DAYTON, Ohio—The University of Dayton, Ohio’s largest private university, has exceeded its plant-based menu goal by surpassing its 2025 goal by 10%. The institution is solidifying its reputation in sustainability by consistently serving over 40% plant-based entrees.
In 2021, the University of Dayton joined forces with the Humane Society of the United States and signed the Forward Food Collaborative pledge. This commitment aimed to increase the university’s plant-based entree offerings to 30% in student dining halls by 2025, for a positive impact on animal welfare, sustainability and student health. The Humane Society of the United States guides institutions like schools and food service companies in creating and executing the most effective plant-based commitments for food offerings through a wide variety of free resources. These resources include culinary training, marketing and education support, and sustainability analyses that provide unique and valuable data to institutions about how plant-based menu offerings help reduce greenhouse gas emissions and other negative environmental impacts. Chefs and culinary staff at the University of Dayton have participated in numerous Forward Food plant-based culinary trainings.
“The University of Dayton has not only honored its commitment to offer plant-based options that are delicious, healthy and good for the environment, they have surpassed it,” said Christine Coughlin, food service innovation coordinator with the HSUS. “From plant-based breakfast burritos and omelets to veggie Philly cheesesteak sandwiches, build-your-own bowls and pizzas, the University of Dayton’s talented culinary staff has exhibited tremendous leadership in offering students the food they love and crave while doing their part to have a positive impact on the environment.”

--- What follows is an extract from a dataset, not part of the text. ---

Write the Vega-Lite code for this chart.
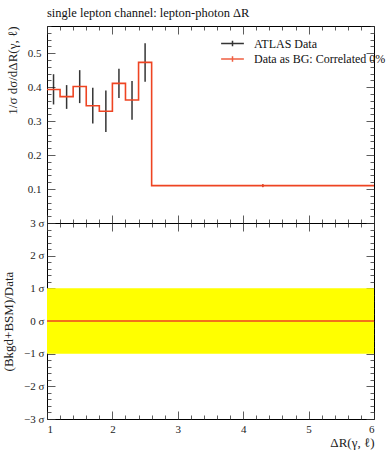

"Here at the University of Dayton, we are proud to offer our students delicious, healthy, and environmentally-friendly food options, thanks to our collaboration with the Humane Society of the United States,” said University of Dayton’s Administrative Dietitian, Ligia Lopes, RD, LD. “Our culinary staff's dedication and leadership have made this possible, and we will continue to strive for a positive impact on both our campus community and the environment."